After robbing those houses on that street, the thief has found himself a new place for his thievery so that he will not get too much attention. This time, all houses at this place are arranged in a circle. That means the first house is the neighbor of the last one.
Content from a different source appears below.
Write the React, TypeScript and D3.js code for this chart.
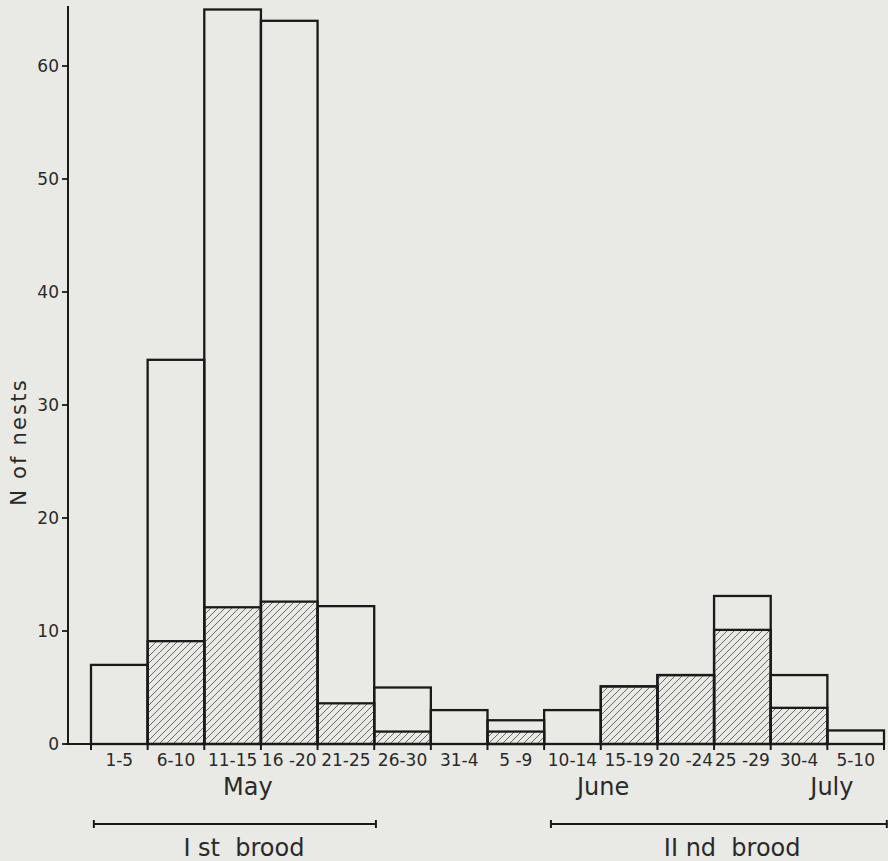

Meanwhile, the security system for these houses remain the same as for those in the previous street.
Given a list of non-negative integers representing the amount of money of each house, determine the maximum amount of money you can rob tonight without alerting the police.

Solution:

class Solution {
public:
    int rob(vector<int>& nums) {
        int n = nums.size();
        if ( n == 0 ) return 0;
        if ( n == 1 ) return nums[0];
        if ( n == 2 ) return max(nums[0], nums[1]);


        int rob1, rob2;
        if ( n == 3 ) {
            rob1 = nums[0]; rob2 = max(nums[1], nums[2]);
            return max(rob1, rob2);
        }
        if ( n == 4 ) {
            rob1 = nums[0] + nums[2]; rob2 = nums[1] + nums[3];
            return max(rob1, rob2);
        }
        // assume nums[0] is robbed, nums[1] is not robbed
        // p1 ?-*; p2 -*-; p3 *--
        vector<int> p1(n-4, 0), p2(n-4, 0), p3(n-4, 0);
        p1[0] = nums[0] + nums[2] + nums[4];
        p2[0] = nums[0] + nums[3];
        p3[0] = nums[0] + nums[2];
        for ( int i = 1; i <= n-5; i++ ) {
            p1[i] = max(p2[i-1], p3[i-1]) + nums[i+4];
            p2[i] = p1[i-1];
            p3[i] = p2[i-1];
        }
        rob1 = max(p2[n-5], p3[n-5]);
        // assume nums[0] is not robbed;
        vector<int> q1(n-3, 0), q2(n-3, 0), q3(n-3, 0);
        q1[0] = nums[1] + nums[3];
        q2[0] = nums[2];
        q3[0] = nums[1];
        for ( int i = 1; i <= n-4; i++ ) {
            q1[i] = max(q2[i-1], q3[i-1]) + nums[i+3];
            q2[i] = q1[i-1];
            q3[i] = q2[i-1];
        }
        rob2 = max(q1[n-4], max(q2[n-4], q3[n-4]));
        return max(rob1, rob2);
    }
};